I’ve been told that Kong: Skull Island (which I’m seeing tonight at the Arclight) isn’t tracking as strongly as it could or should. Word around the campfire is that it’s “kind of sandwiched in between Logan and Beauty and the Beast,” as one guy put it this morning, and that this might lead to an underwhelming performance on some level.
Instead of matching or even challenging Logan‘s $88-million first-weekend haul, Kong might be turn out to be more of a mid 50s thing by Sunday night. Which doesn’t sound bad until you consider the rumored $190 million budget, not to mention the p & a tab.
“What I heard a week or two ago was $40 to $45 million, which struck me as low,” a friend says. “I bet it opens to $55 or $60 million. That may not be enough for a movie rumored to cost $190 and change, but but it looks great and the money is right up there on the screen
From a 3.2 HE comment thread, written by yours truly: “If I’ve learned one thing, it’s that a significant portion of moviegoers don’t necessarily flock to a really clever, well made, high pizazz film. Some will this weekend, of course, but not all. The slow boats tend to hold off and wait UNLESS it’s a completely safe piece of shit like Jurassic World. Quality scares them on some level. They like brand comfort.

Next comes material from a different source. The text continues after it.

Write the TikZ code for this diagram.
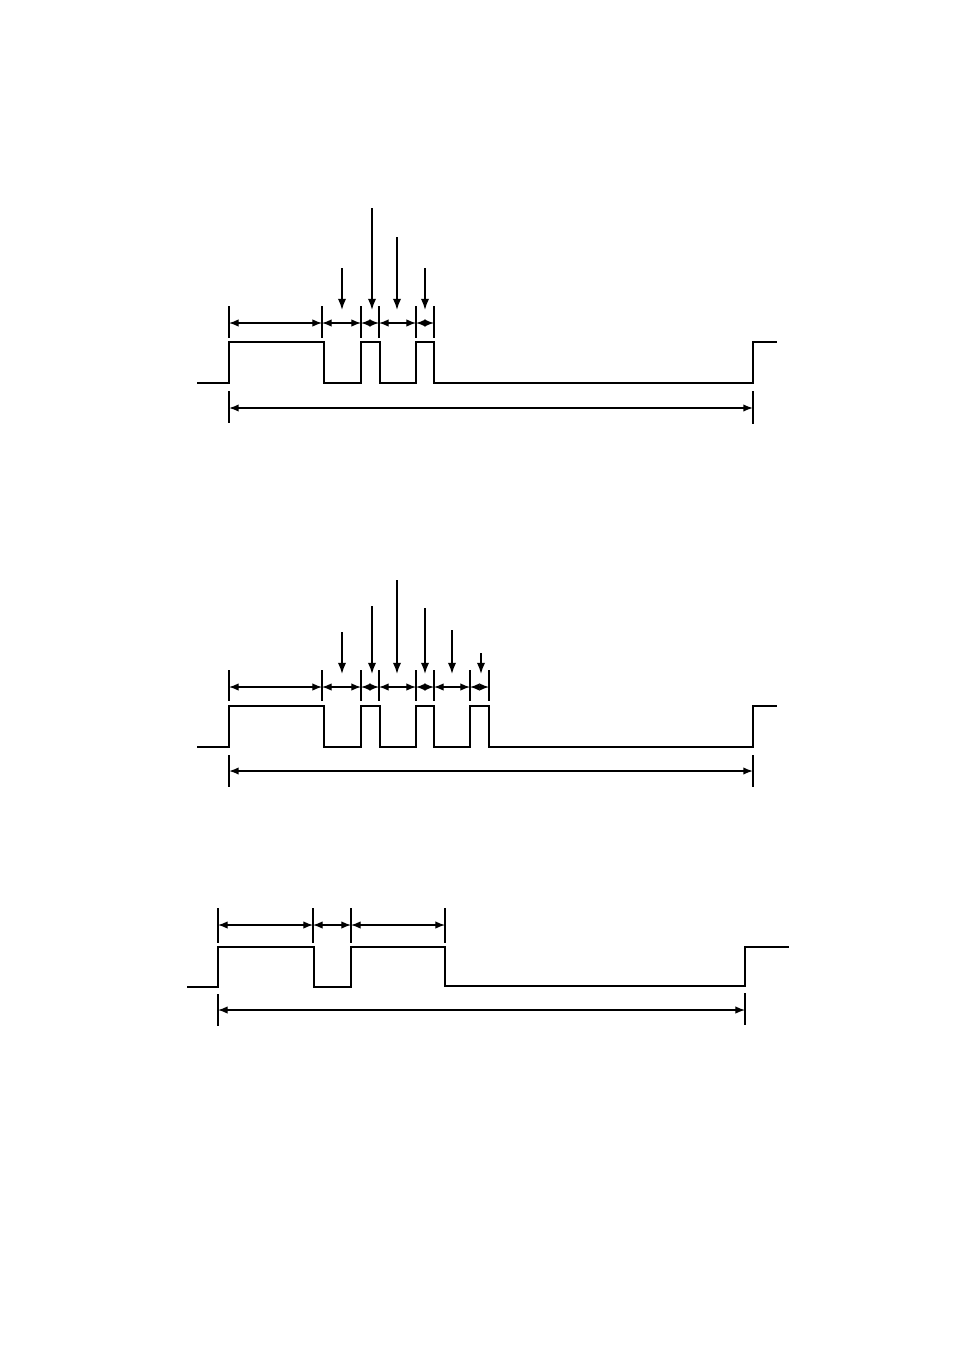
\documentclass[tikz,border=0pt]{standalone}
\usetikzlibrary{arrows.meta}
\begin{document}
\begin{tikzpicture}[x=0.6238pt,y=-0.6238pt,
  wave/.style={line width=1.1pt,line join=miter},
  tickline/.style={line width=1.1pt},
  dimline/.style={line width=0.7pt,{Latex[length=6pt,width=4.6pt]}-{Latex[length=6pt,width=4.6pt]}},
  pointer/.style={line width=1.0pt,-{Latex[length=7pt,width=5.2pt]}}]
\useasboundingbox (0,0) rectangle (954,1351);

% ---------- Panel 1 ----------
\draw[wave] (197,383) -- (229,383) -- (229,342) -- (324,342) -- (324,383) -- (361,383) -- (361,342) -- (380,342) -- (380,383) -- (416,383) -- (416,342) -- (434,342) -- (434,383) -- (753,383) -- (753,342) -- (777,342);
\foreach \x/\n in {229/a,322/b,361/c,379/d,416/e,434/f}{
  \draw[tickline] (\x,306) -- (\x,338);
  \coordinate (p1\n) at (\x,323);
}
\draw[dimline] (p1a) -- (p1b);
\draw[dimline] (p1b) -- (p1c);
\draw[dimline] (p1c) -- (p1d);
\draw[dimline] (p1d) -- (p1e);
\draw[dimline] (p1e) -- (p1f);
\foreach \x/\y in {342/268,372/208,397/237,425/268}{
  \coordinate (s) at (\x,\y); \coordinate (t) at (\x,310);
  \draw[pointer] (s) -- (t);
}
\draw[tickline] (229,391) -- (229,423);
\draw[tickline] (753,391) -- (753,424);
\coordinate (q1a) at (229,408); \coordinate (q1b) at (753,408);
\draw[dimline,line width=1pt] (q1a) -- (q1b);

% ---------- Panel 2 ----------
\draw[wave] (197,747) -- (229,747) -- (229,706) -- (324,706) -- (324,747) -- (361,747) -- (361,706) -- (380,706) -- (380,747) -- (416,747) -- (416,706) -- (434,706) -- (434,747) -- (470,747) -- (470,706) -- (489,706) -- (489,747) -- (753,747) -- (753,706) -- (777,706);
\foreach \x/\n in {229/a,322/b,361/c,379/d,416/e,434/f,470/g,489/h}{
  \draw[tickline] (\x,670) -- (\x,701);
  \coordinate (p2\n) at (\x,687);
}
\draw[dimline] (p2a) -- (p2b);
\draw[dimline] (p2b) -- (p2c);
\draw[dimline] (p2c) -- (p2d);
\draw[dimline] (p2d) -- (p2e);
\draw[dimline] (p2e) -- (p2f);
\draw[dimline] (p2f) -- (p2g);
\draw[dimline] (p2g) -- (p2h);
\foreach \x/\y in {342/632,372/606,397/580,425/608,452/630,481/653}{
  \coordinate (s) at (\x,\y); \coordinate (t) at (\x,674);
  \draw[pointer] (s) -- (t);
}
\draw[tickline] (229,755) -- (229,787);
\draw[tickline] (753,755) -- (753,787);
\coordinate (q2a) at (229,771); \coordinate (q2b) at (753,771);
\draw[dimline,line width=1pt] (q2a) -- (q2b);

% ---------- Panel 3 ----------
\draw[wave] (187,987) -- (218,987) -- (218,947) -- (314,947) -- (314,987) -- (351,987) -- (351,947) -- (445,947) -- (445,986) -- (745,986) -- (745,947) -- (789,947);
\foreach \x/\n in {218/a,313/b,351/c,445/d}{
  \draw[tickline] (\x,908) -- (\x,943);
  \coordinate (p3\n) at (\x,925);
}
\draw[dimline] (p3a) -- (p3b);
\draw[dimline] (p3b) -- (p3c);
\draw[dimline] (p3c) -- (p3d);
\draw[tickline] (218,994) -- (218,1026);
\draw[tickline] (745,993) -- (745,1025);
\coordinate (q3a) at (218,1010); \coordinate (q3b) at (745,1010);
\draw[dimline] (q3a) -- (q3b);
\end{tikzpicture}
\end{document}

“I guarantee that a portion of them right now are going ‘wait, it’s set in 1973? The Vietnam War? I wasn’t even born then. 1973 feels exotic and challenging. Am I going to like this?’ Hollywood Elsewhere spits on the brand-comfort crowd, no offense.”
By the way: Ten or twelve years ago I used to have a couple of reliable tracking sources, and every so often I would run a story about this or that film’s expected performance according to data. I gradually let it all fall away, but I’d like to get into this realm again.